Listed entries ->
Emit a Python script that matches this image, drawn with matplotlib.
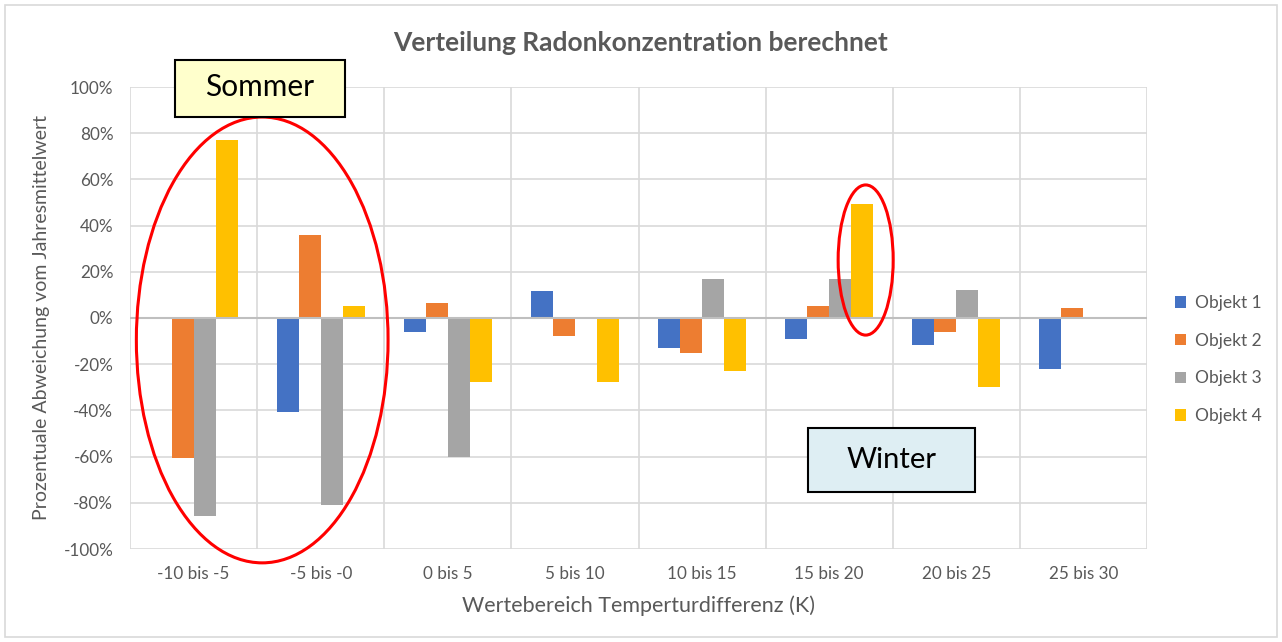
import matplotlib
matplotlib.use("Agg")
import matplotlib.pyplot as plt
import numpy as np
from matplotlib.patches import Ellipse, Rectangle

plt.rcParams['font.family'] = ['Lato', 'DejaVu Sans']

categories = ["-10 bis -5", "-5 bis -0", "0 bis 5", "5 bis 10", "10 bis 15",
              "15 bis 20", "20 bis 25", "25 bis 30"]
series_names = ["Objekt 1", "Objekt 2", "Objekt 3", "Objekt 4"]
objekt1 = [0, -40.5, -6, 11.5, -13, -9, -11.5, -22]
objekt2 = [-60.5, 36, 6.5, -8, -15, 5, -6, 4.5]
objekt3 = [-85.5, -81, -60, -0.5, 17, 17, 12, 0.5]
objekt4 = [77, 5, -27.5, -27.5, -23, 49.5, -30, 0]
colors = ["#4472C4", "#ED7D31", "#A5A5A5", "#FFC000"]
yticks = [-100, -80, -60, -40, -20, 0, 20, 40, 60, 80, 100]

W, H = 1282, 642
fig = plt.figure(figsize=(W / 100, H / 100), dpi=100)
ax = fig.add_axes([130 / W, 1 - 549 / H, (1147 - 130) / W, (549 - 87) / H])

x = np.arange(len(categories))
bw = 0.173
data = [objekt1, objekt2, objekt3, objekt4]
for i, (vals, c, name) in enumerate(zip(data, colors, series_names)):
    ax.bar(x + (i - 1.5) * bw, vals, bw, color=c, label=name, zorder=3)

ax.set_xlim(-0.5, len(categories) - 0.5)
ax.set_ylim(-100, 100)
ax.set_yticks(yticks)
ax.set_yticklabels([f"{v}%" for v in yticks])
ax.set_xticks(x)
ax.set_xticklabels(categories)
ax.set_xticks(np.arange(len(categories) + 1) - 0.5, minor=True)
ax.tick_params(axis='both', which='both', length=0, colors="#595959", labelsize=12.3)
ax.tick_params(axis='x', pad=12)
ax.tick_params(axis='y', pad=12)
ax.grid(True, axis='y', which='major', color="#D9D9D9", lw=1.2, zorder=0)
ax.grid(True, axis='x', which='minor', color="#D9D9D9", lw=1.2, zorder=0)
ax.grid(False, axis='x', which='major')
for s in ax.spines.values():
    s.set_visible(False)
ax.axhline(0, color="#BFBFBF", lw=1.5, zorder=4)

ax.set_xlabel("Wertebereich Temperturdifferenz (K)", fontsize=15.5, color="#595959", labelpad=10)
ax.set_ylabel("Prozentuale Abweichung vom Jahresmittelwert", fontsize=14, color="#595959", labelpad=10)
fig.text(0.5, 1 - 43 / H, "Verteilung Radonkonzentration berechnet", ha='center', va='center',
         fontsize=19, fontweight='bold', color="#595959")

leg = ax.legend(loc='center left', bbox_to_anchor=(1.012, 0.41), frameon=False,
                fontsize=12.5, labelcolor="#595959", handlelength=0.65, handleheight=0.65,
                labelspacing=1.25, handletextpad=0.5)

# Red ellipses
ax.add_patch(Ellipse((0.54, -9.5), 1.98, 193, fill=False, edgecolor="#FF0000", lw=2.2,
                     zorder=6, clip_on=False))
ax.add_patch(Ellipse((5.287, 25.1), 0.433, 65, fill=False, edgecolor="#FF0000", lw=2.2,
                     zorder=6, clip_on=False))

# Sommer / Winter boxes
fig.add_artist(Rectangle((175 / W, 1 - 117 / H), 170 / W, 57 / H, transform=fig.transFigure,
                         facecolor="#FFFFCC", edgecolor="black", lw=1.5, zorder=7))
fig.text(260 / W, 1 - 87 / H, "Sommer", ha='center', va='center', fontsize=21.5, color="black", zorder=8)
fig.add_artist(Rectangle((808 / W, 1 - 492 / H), 167 / W, 64 / H, transform=fig.transFigure,
                         facecolor="#DEEEF3", edgecolor="black", lw=1.5, zorder=7))
fig.text(892 / W, 1 - 460 / H, "Winter", ha='center', va='center', fontsize=21, color="black", zorder=8)

# outer border
fig.add_artist(Rectangle((5 / W, 5 / H), 1 - 10 / W, 1 - 10 / H, transform=fig.transFigure,
                         fill=False, edgecolor="#D9D9D9", lw=1.2))

fig.savefig("out.png", dpi=100, facecolor="white")
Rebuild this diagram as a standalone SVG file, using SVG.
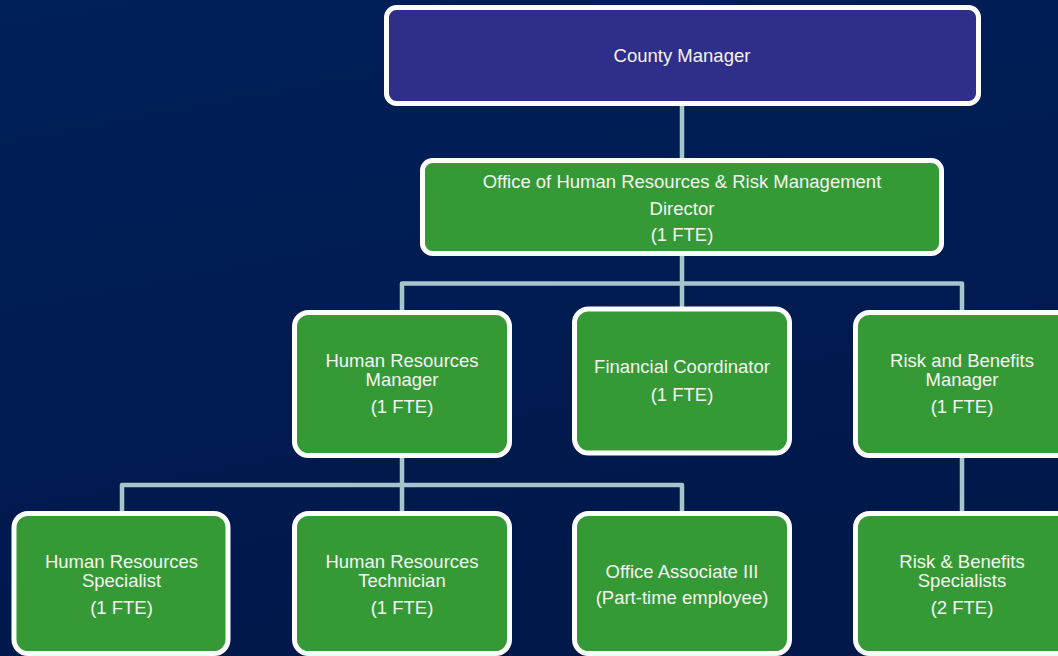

The problem -> Please reproduce, word for word, every line from the first line of the records above through the line containing "plt.rcParams['font.family'] = ['Lato', 'DejaVu", and leave out the pictures.

Full output ->
Emit a Python script that matches this image, drawn with matplotlib.
import matplotlib
matplotlib.use("Agg")
import matplotlib.pyplot as plt
import numpy as np
from matplotlib.patches import Ellipse, Rectangle

plt.rcParams['font.family'] = ['Lato', 'DejaVu Sans']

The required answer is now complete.